Many people have pointed to Andrea Bargnani’s absence as the turning point for this turnaround. It does, admittedly, line up. But to put the entire blame on Bargnani’s shoulders isn’t fair to him. His absence has prompted Woodson to return to lineups that work, but if Woodson would have used Bargnani as a center in bigger lineups, I believe the team could have had the same success, albeit with some lack of rebounding and rim protection.

In fact, three of the Knicks’ top-seven lineups with a positive +/- have Bargnani at center. To be fair, a couple of the team’s worst lineups have Bargnani as the team’s center as well.  This data is more of an indictment of Woodson’s use of Bargnani than anything else.  With his inability or unwillingness to find a way to use Bargnani well, his injury helps the team by default.

Whether by coincidence or not, Ray Felton and J.R. Smith have also played much better over the last three games, something that must continue.
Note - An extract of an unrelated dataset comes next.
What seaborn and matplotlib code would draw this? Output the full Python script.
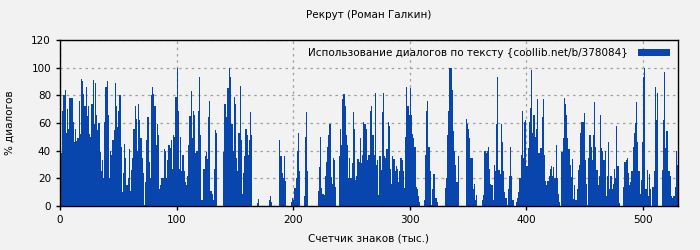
import numpy as np
import pandas as pd
import matplotlib
matplotlib.use('Agg')
import matplotlib.pyplot as plt
import seaborn as sns

#%% Dialogue share per 1000 characters
seg1 = [7,38,69,80,84,53, 70,56,78,78,78,61, 46,56,47,49,76,52, 92,90,81,72,86,65,
        72,52,50,74,91,59, 89,66,55,60,39,25, 33,20,61,86,90,66, 20,40,37,48,55,89,
        72,57,69,80,43,10, 24,45,35,15,20,41, 11,26,35,56,72,63, 40,74,62,49,35,24,
        1,17,48,64,32,20, 80,86,81,72,44,59, 51,12,15]
seg2 = [20,20,41,40,20,33, 44,42,48,27,51,50, 79,100,69,27,50,25, 37,25,17,15,22,44,
        65,83,49,69,66,38, 40,69,93,51,4,4, 27,36,39,34,64,76, 11,9,4,27,55,53,
        0,0,0,0,0,39, 74,64,85,85,100,93, 59,40,79,74,35,25, 53,87,48,9,24,36,
        56,51,37,48,68,51, 0,0,0,0,2,5, 0,0,0,0,0,0]
seg3 = [0,0,4,7,3, 0,0,0,0,0,0, 48,36,24,20,36,18, 0,0,0,0,3,6,
        4,13,20,40,53,25, 0,0,0,7,50,68, 25,0,0,0,0,0, 0,0,0,11,28,50,
        13,9,8,22,32,43, 51,59,21,16,35,33, 14,0,0,36,56,44, 77,81,72,51,44,20,
        35,20,31,68,56,19, 22,34,32,49,31,37, 61,59,56,33,37,37]
seg4 = [69,72,51,37,82, 30,33,8,36,26,68, 82,36,35,41,61,58, 27,16,36,34,25,29,
        27,17,25,35,33,25, 13,50,86,72,66,85, 66,52,49,43,14,12, 7,3,0,0,0,
        4,37,69,76,43,25, 1,12,23,23,6,3, 0,0,0,0,0,0, 13,20,51,69,100,100,
        84,54,40,30,17,36, 0,0,0,0,0,0, 63,59,56,49,35,35]
seg5 = [12,16,4,8,0, 0,0,0,4,8, 40,38,40,43,27,16, 15,4,30,25,59,93,
        26,23,59,46,25,10, 6,1,12,22,43,22, 4,0,0,3,6,10, 20,37,69,35,61,62,
        29,42,61,71,98,53, 66,50,56,77,38,38, 42,64,77,37,18,15, 18,22,27,29,22,28,
        20,44,20,9,3,0, 39,49,78,74,66,49, 41,30,21,34,5,15]
seg6 = [4,12,26,30,53, 61,61,67,33,16,1, 35,51,43,33,51,75, 43,26,15,22,66,42,
        40,33,40,7,22,46, 12,22,12,16,27,20, 58,29,2,0,0,0, 14,32,33,35,24,15,
        17,25,43,53,60,75, 46,25,9,19,46,93,100, 12,26,7,23,12, 0,14,25,86,62,82,
        0,0,0,26,62,97, 42,54,25,25,22,7, 6,7,14,40,30]

dialog_pct = seg1 + seg2 + seg3 + seg4 + seg5 + seg6
chars_k = np.arange(len(dialog_pct)) + 0.5   # bar centres, 1k chars per bin

title = 'Рекрут (Роман Галкин)'
legend_label = 'Использование диалогов по тексту {coollib.net/b/378084}'
xlabel = 'Счетчик знаков (тыс.)'
ylabel = '% диалогов'

df = pd.DataFrame({'chars': chars_k, 'pct': dialog_pct})

#%% Plot
bg = '#f2f2f2'
bar_clr = '#0846ad'
fs = 7.5
fig = plt.figure(figsize=(7, 2.5), dpi=100, facecolor=bg)
ax = fig.add_axes([60/700, 44/250, 618/700, 166/250])
ax.set_facecolor(bg)

sns.barplot(data=df, x='chars', y='pct', native_scale=True, width=1,
            color=bar_clr, saturation=1, linewidth=0, edgecolor='none',
            label=legend_label, ax=ax, zorder=2)

ax.set_xlim(0, 530)
ax.set_ylim(0, 120)
ax.set_xticks(np.arange(0, 501, 100))
ax.set_yticks(np.arange(0, 121, 20))
ax.grid(True, color='#a0a0a0', linestyle=(0, (2, 3)), linewidth=0.9, zorder=0)
ax.set_axisbelow(True)
for sp in ax.spines.values():
    sp.set_color('black')
    sp.set_linewidth(1)
ax.tick_params(labelsize=fs, length=3, width=1, colors='black')

ax.set_xlabel(xlabel, fontsize=fs, labelpad=6)
ax.set_ylabel(ylabel, fontsize=fs, labelpad=12)
ax.set_title(title, fontsize=fs, pad=16)

ax.legend(loc='upper right', frameon=False, fontsize=fs, markerfirst=False,
          handlelength=3.0, handleheight=0.7, borderaxespad=0.4,
          handletextpad=1.0)

fig.savefig('out.png', dpi=100, facecolor=bg)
The Knicks’ two best stretches over the past month have coincided with the improved play of the Knicks’ backcourt. More than anything else this season –including Woodson’s strategy and decisions — what has plagued the Knicks has been the play of their backcourt. If Felton and Smith can continue to play at the level they did last season, the Knicks will continue to win basketball games.

The Knicks are still very much in the playoff race, only a half-game out of the eighth seed. With 37 games to play, they are 5 1/2 games behind Toronto (who might still trade Kyle Lowry for future resources) for the division title and the three seed. In fact, it is not unrealistic to say that the Knicks have a chance to finish anywhere from the three spot to out of the playoff race completely.  Despite their terrible play, the season is still in front of them. But the clock is ticking, and the time for losing winnable games is over.

Schmeelk’s Snippets

- From what I’ve seen, Tyler can be a rotation player in this league. He rebounds well, does a decent job of shot-blocking around the basket and finishes around the rim. With his emergence, the Knicks should be very careful rushing back Martin, whose versatility can be very important down the stretch of the season.